According to Richie: “I start strumming my guitar and the word freedom comes out of my mouth as FREE-dom, FREE-dom, with a rhythm of its own. My foot takes over and drives my guitar into a faster, more powerful rhythm. I don’t know where this is going, but it feels right and somehow I find myself blending it into an old song — ‘Sometimes I Feel Like a Motherless Child’ — a great spiritual my grandmother used to sing to me as a hymn when I was growing up in Brooklyn.”
He was a road musician who traveled worldwide, touching hearts and enhancing lives with his devotion to co-existence. The essence of his music was that it encouraged social action, and he seemed unafraid to take a stand. I had the delightful experience of meeting and interviewing him, I’m thinking, in the 1990s when he came to the Abington Art Center in Abington, PA to display his artwork.

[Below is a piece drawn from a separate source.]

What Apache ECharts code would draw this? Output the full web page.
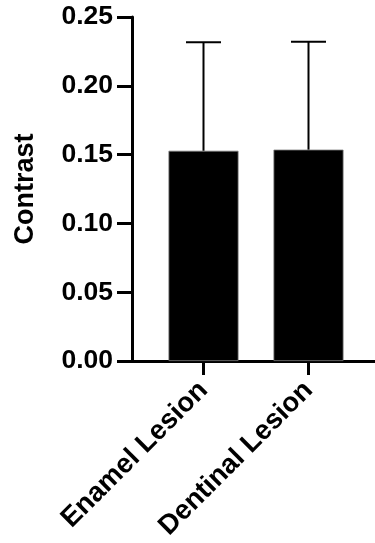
<!DOCTYPE html>
<html><head><meta charset="utf-8">
<script src="https://cdn.jsdelivr.net/npm/echarts@6/dist/echarts.min.js"></script>
<style>html,body{margin:0;padding:0;background:#fff}#c{width:375px;height:543px}</style>
</head><body><div id="c"></div>
<script>
var categories = ['Enamel Lesion', 'Dentinal Lesion'];
var means = [0.1528, 0.1536];
var errors = [0.0788, 0.0785];
var yTicks = [0, 0.05, 0.10, 0.15, 0.20, 0.25];

var font = 'Liberation Sans, Arial, sans-serif';
var chart = echarts.init(document.getElementById('c'));
var errData = categories.map(function (c, i) { return [i, means[i], means[i] + errors[i]]; });

chart.setOption({
  animation: false,
  grid: [
    { left: 151, width: 210, top: 17, height: 344 },
    { left: 132, right: 0, top: 17, height: 344 }
  ],
  xAxis: [
    { type: 'category', gridIndex: 0, data: categories,
      axisLine: { show: false },
      axisTick: { show: true, alignWithLabel: true, length: 14, lineStyle: { color: '#000', width: 3 } },
      axisLabel: { rotate: 45, margin: 25, color: '#000', fontFamily: font, fontWeight: 'bold', fontSize: 27.5 } },
    { type: 'value', gridIndex: 1, min: 0, max: 1,
      axisLine: { show: true, lineStyle: { color: '#000', width: 3 } },
      axisTick: { show: false }, axisLabel: { show: false }, splitLine: { show: false } }
  ],
  yAxis: [
    { type: 'value', gridIndex: 0, min: 0, max: 0.25, interval: 0.05, show: false },
    { type: 'value', gridIndex: 1, min: yTicks[0], max: yTicks[yTicks.length - 1], interval: 0.05,
      name: 'Contrast', nameLocation: 'middle', nameRotate: 90, nameGap: 93,
      nameTextStyle: { color: '#000', fontFamily: font, fontWeight: 'bold', fontSize: 27 },
      axisLine: { show: true, lineStyle: { color: '#000', width: 3 } },
      axisTick: { show: true, length: 15, lineStyle: { color: '#000', width: 3 } },
      axisLabel: { margin: 19, color: '#000', fontFamily: font, fontWeight: 'bold', fontSize: 26.5,
        formatter: function (v) { return v.toFixed(2); } },
      splitLine: { show: false } }
  ],
  series: [
    { type: 'bar', xAxisIndex: 0, yAxisIndex: 0, data: means, barWidth: 70,
      itemStyle: { color: '#000', borderColor: '#777', borderWidth: 0.8 } },
    { type: 'custom', xAxisIndex: 0, yAxisIndex: 0, data: errData, z: 3,
      renderItem: function (params, api) {
        var base = api.coord([api.value(0), api.value(1)]);
        var top = api.coord([api.value(0), api.value(2)]);
        var half = 17.5;
        return { type: 'group', children: [
          { type: 'line', shape: { x1: base[0], y1: base[1], x2: top[0], y2: top[1] }, style: { stroke: '#000', lineWidth: 2 } },
          { type: 'line', shape: { x1: top[0] - half, y1: top[1], x2: top[0] + half, y2: top[1] }, style: { stroke: '#000', lineWidth: 2 } }
        ] };
      } }
  ]
});
</script></body></html>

This man, tall of stature, with a larger than life presence, was friendly and approachable. I sat next to him on a bench as we had a casual conversation, with the only indication that it was a journalistic interview was the tape recorder between us. His deep, smooth speaking voice and rising laughter, along with his long fingers, each encased in a ring, were among the most memorable aspects of our time together, as well as the warm hug we shared after the interview that I needed to stand on tiptoes and he came down part way to my height to experience.
My favorite song of his, that he sang with Cliff Eberhardt is called The Long Road. It speaks poignantly to the journey he was on in life and will continue with his passing.
Richie, may you follow your dreams, down the long road and may those who follow in your footsteps know they have big shoes to fill.